How close is the economy to full employment, or are we there already?
Demographic change coupled with the large number of people who left the labor force during the Great Recession make this a very difficult question to answer. But it's clear from the ongoing presidential election campaigns that Americans have jobs on their mind and that many are feeling increasingly left behind.
Here are some other tough labor market questions: As the population ages, how many people will choose to retire at, say, age 62 rather than waiting until they can collect full Social Security benefits? How many will choose to go on disability rather than continuing to work, and how will future economic conditions affect these choices?
How will the decline in the population growth rate affect the labor force participation rates of younger people? How many will go to college, and how many will start working after high school? And, again, how might economic conditions in the next few years affect that choice?
One way to partly avoid these difficult questions is to examine the employment-to-population ratio for people aged 25-54 (chart below).
This isn't a perfect measure. Questions remain about how many workers in this age group who left the labor force during the recession will eventually return. But it does strip out many of the concerns about demographic change (though aging of the median worker within this age range can still affect the how much the ratio will recover in the future).
And it tells us three things. First, employment has recovered considerably relative to the population since the trough of the recession, from approximately 75 percent to 77.5 percent. That's more than the labor force-to-population ratio for the full working age range would indicate. Second, the ratio is still below the relatively flat trend of around 80 percent prior to the recession. Third, and important, the ratio hasn't yet leveled off, indicating that future increases are possible.
The extent to which employment can recover further depends in large part on the availability of jobs and the wage rate, both of which will be affected by the course of monetary and fiscal policy. If the Fed raises interest rates too fast and too soon, wages and employment will be suppressed, and valuable members of the workforce will never return.

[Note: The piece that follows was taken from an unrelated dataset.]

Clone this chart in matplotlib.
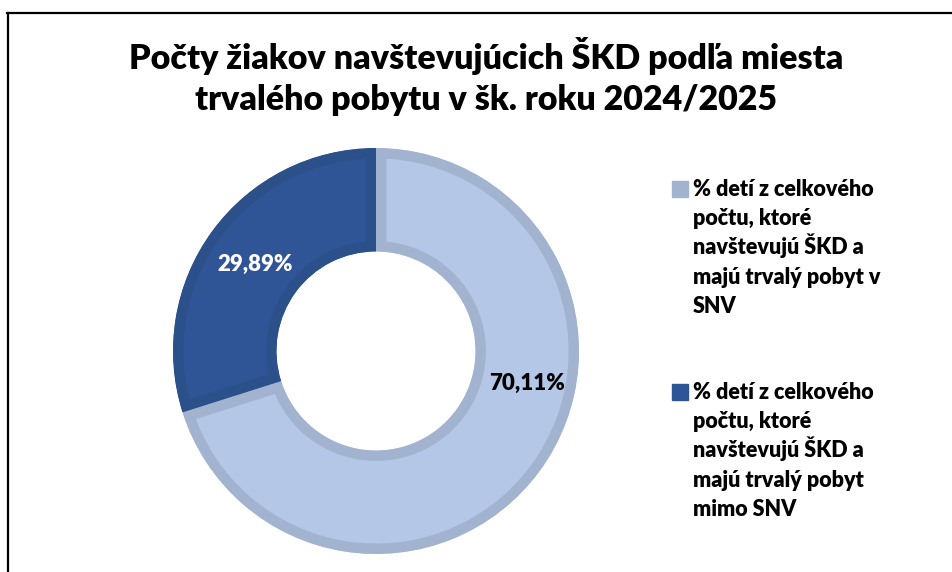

If Congress continues to serve the interests of the donor class rather than the working class, fails to provide the economy with the infrastructure it needs and the jobs that come with it, and forces further reductions in social services through tax cuts and demagoguery over the national debt, the discouragement so many people feel will only get worse.
We would all be better off if the large number of people who left the labor force during the recession return to productive employment rather than relying on social services, family, crime or other means to survive. We will be healthier as a nation if the gains from international trade and technological change are broadly shared rather than concentrated at the top of the income distribution.
Our future growth rate will be higher, and the opportunity to find decent jobs will be enhanced, if the U.S. has the infrastructure, educational resources, health care and social protections it needs to ensure Americans are as productive and innovative as we can be.
Events in this year's presidential campaign have made it clear that people are unhappy with the present state of the economy. They believe policy has been tilted too much toward the interests of the financial industry, big business and the wealthy -- and that they've been forgotten.
But these problems won't be solved by closing the door to international trade and immigration, by enacting huge tax cuts for the wealthy or by embracing politics that divide us as a nation.
Policymakers at the Fed and in Congress must do all that they can to create jobs and opportunity for those who feel overlooked and forgotten. People are speaking clearly this election cycle: They want jobs, they want opportunity, they want wages to go up and they want inequality in to go down.
Unfortunately, the anger and discouragement so many people feel is only being exploited by politicians seeking the presidential nomination. Will the voices of people struggling to make ends meet every month be truly heard once the election is over? And will those needs translate into policies that serve the vast majority of Americans rather than those at the top? That remains to be seen.